Peut-on savoir de quel genre de film il s’agit ?
C’est encore un secret, mais je peux vous donner une idée. Il s’intitulera : Back to Fukushima !
Alissa Descotes-Toyosaki
Son film le plus marquant
Même si L’Homme qui a volé le soleil n’est pas un chef-d’œuvre au sens cinématographique du terme, ce film n’en est pas moins devenu une référence pour de nombreux Japonais. Non seulement il explore le thème de la révolte d’un individu face à l’Etat, mais surtout il soulève la question du risque nucléaire. Ces deux thèmes lui ont permis de s’imposer auprès du public japonais.
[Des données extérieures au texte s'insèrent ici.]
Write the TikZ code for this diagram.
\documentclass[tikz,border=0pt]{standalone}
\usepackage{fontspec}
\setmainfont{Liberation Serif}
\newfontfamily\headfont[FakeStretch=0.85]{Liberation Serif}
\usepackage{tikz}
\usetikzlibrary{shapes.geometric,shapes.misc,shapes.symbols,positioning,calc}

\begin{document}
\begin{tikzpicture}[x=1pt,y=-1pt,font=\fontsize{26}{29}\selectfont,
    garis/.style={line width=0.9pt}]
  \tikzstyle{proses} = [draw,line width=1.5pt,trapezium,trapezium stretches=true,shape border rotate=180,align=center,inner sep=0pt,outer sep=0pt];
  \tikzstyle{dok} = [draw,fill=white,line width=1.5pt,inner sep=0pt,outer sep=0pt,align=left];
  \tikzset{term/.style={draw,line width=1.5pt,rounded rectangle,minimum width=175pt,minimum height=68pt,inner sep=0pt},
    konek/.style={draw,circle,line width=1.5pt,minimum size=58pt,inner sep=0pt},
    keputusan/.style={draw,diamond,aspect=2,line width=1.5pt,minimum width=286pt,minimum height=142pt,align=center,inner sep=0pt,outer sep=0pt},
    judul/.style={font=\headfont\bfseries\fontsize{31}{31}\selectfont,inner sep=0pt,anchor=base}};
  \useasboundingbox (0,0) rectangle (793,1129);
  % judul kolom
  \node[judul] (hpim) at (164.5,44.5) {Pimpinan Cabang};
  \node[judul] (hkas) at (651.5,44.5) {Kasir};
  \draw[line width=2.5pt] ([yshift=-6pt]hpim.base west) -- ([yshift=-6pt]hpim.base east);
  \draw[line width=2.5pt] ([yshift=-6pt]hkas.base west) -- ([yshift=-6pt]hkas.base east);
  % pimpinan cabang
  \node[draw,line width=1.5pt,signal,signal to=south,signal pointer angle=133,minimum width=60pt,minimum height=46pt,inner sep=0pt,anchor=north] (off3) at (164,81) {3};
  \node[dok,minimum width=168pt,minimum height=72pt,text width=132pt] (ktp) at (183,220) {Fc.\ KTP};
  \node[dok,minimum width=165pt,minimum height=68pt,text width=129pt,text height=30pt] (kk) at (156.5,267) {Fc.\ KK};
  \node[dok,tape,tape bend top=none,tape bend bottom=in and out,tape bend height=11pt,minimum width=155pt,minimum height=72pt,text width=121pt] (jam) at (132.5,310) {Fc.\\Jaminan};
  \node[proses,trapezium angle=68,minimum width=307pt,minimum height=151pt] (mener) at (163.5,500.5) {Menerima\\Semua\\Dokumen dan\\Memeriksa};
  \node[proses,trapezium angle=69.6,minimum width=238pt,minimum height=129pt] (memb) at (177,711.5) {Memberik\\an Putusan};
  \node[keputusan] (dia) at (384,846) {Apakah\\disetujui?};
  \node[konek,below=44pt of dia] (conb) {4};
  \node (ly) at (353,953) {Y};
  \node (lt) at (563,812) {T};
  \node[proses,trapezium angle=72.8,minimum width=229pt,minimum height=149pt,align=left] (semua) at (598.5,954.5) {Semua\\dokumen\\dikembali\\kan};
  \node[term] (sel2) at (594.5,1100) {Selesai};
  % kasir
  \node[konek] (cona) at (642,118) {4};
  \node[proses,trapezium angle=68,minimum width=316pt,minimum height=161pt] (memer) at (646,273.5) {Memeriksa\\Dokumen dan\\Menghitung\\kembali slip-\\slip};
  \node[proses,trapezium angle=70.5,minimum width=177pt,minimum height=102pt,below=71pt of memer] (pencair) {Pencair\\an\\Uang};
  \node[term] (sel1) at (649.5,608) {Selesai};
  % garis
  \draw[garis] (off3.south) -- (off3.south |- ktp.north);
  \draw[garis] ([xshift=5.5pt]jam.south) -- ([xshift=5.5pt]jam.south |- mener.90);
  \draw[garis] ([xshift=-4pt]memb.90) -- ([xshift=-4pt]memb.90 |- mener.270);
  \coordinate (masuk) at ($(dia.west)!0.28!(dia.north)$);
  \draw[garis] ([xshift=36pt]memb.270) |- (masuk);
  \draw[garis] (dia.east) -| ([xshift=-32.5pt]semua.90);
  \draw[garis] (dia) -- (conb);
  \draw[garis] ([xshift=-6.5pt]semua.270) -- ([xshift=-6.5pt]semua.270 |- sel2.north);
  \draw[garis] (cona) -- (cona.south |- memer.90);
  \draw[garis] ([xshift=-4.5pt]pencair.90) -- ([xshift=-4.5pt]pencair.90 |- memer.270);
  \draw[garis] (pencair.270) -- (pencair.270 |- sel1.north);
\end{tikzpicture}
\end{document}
En 2009, le magazine Kinema Junpô, bible des cinéphiles, l’a même classé au septième rang des meilleurs films japonais de l’histoire. Dans le contexte actuel de l’accident à la centrale de Fukushima Dai-ichi, de nombreux spectateurs se sont souvenus de ce long métrage et de sa thématique qui avaient défrayé la chronique au moment de sa sortie en 1979. Ils se sont rappelés des premières images du film où l’on voit un homme (Sawada Kenji), professeur de physique dans un collège, en train de surveiller la centrale de Tôkaimura, située non loin de celle de Fukushima, dans le but d’y dérober de quoi fabriquer une bombe atomique. En faisant peser la menace nucléaire sur une société trop sûre d’elle-même, le Japon est alors en plein essor économique, l’enseignant, malgré des exigences absurdes, veut réveiller ses contemporains. Plus de trente ans après, L’Homme qui a volé le soleil conserve la même force et montre qu’il est vain de vouloir s’approprier une telle énergie dans la mesure où celle-ci peut devenir incontrôlable. Si certains ont pu reprocher à Hasegawa Kazuhiko d’avoir cherché à en faire trop, il n’en reste pas moins vrai que son film est un plaidoyer en faveur d’une société où les individus pourront s’émanciper d’un Etat trop dirigiste. Un débat qui est plus que jamais d’actualité dans l’archipel.